AI Integration
:::info Source
Sourced from services/media-service/AI_INTEGRATION.md in the documentation repo.
:::
1. AI Capabilities
| Capability | Prompt | Classification |
|---|---|---|
| Image generation | media.image.generate | Limited-risk |
| TTS (text-to-speech) | media.audio.tts | Limited-risk |
| Auto-captioning (STT) | media.stt.caption | Limited-risk |
| Transcript generation | media.stt.transcript | Limited-risk |
| Image alt-text | media.image.alt_text | Limited-risk |
| Content safety pre-scan | media.safety.classify | Safety |
| Image-to-image edit (M5+) | media.image.edit | Limited-risk |
All via AIClient port with provenance.
2. Safety Pipeline
- Pre-generate: prompt moderated by ai-gateway.
- Post-generate: image moderated (NSFW, violence, CSAM).
- Hit → quarantine + law enforcement reporting if CSAM.
3. Provenance
Every AI artifact has aiProvenance:
- Model + prompt ID + version.
- Traces back to requesting user + decision ID.
- Visible in UI as "AI-generated" badge.
4. Cost Controls
- Per-tenant AI budget enforced at ai-gateway.
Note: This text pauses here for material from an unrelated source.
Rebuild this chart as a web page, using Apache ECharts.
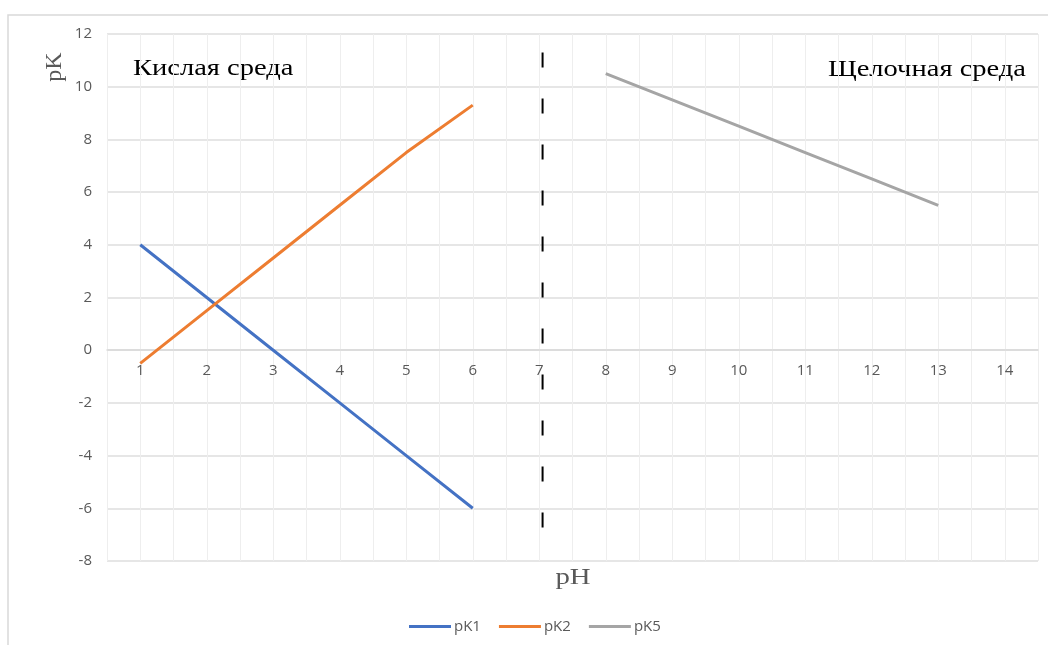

- Image gen ~$0.02 per image.
- STT ~$0.006 per minute.
- Budget UI alerts at 80%.
5. Local vs Cloud
- Image generation: cloud (quality).
- TTS: cloud preferred; local for quick preview (lower quality).
- STT: cloud + optional on-device for privacy-sensitive tenants.
6. Data Privacy
- Uploaded images → AI for alt-text: with tenant consent; redaction applied.
noTrainflag verified on all providers.- HIPAA tenants: restricted providers with BAA.
7. Caching
- Same (prompt hash, model, size) → cache 30 days.
- STT of same (asset sha256, model, language) → cache indefinitely (deterministic).
8. Right to Explanation
- AI-generated captions show confidence score.
- Alt-text shows what the model "saw" + suggests review.
9. Bias & Accessibility
- Caption quality eval quarterly (accuracy on diverse speakers).
- Image gen bias eval on demographic prompts.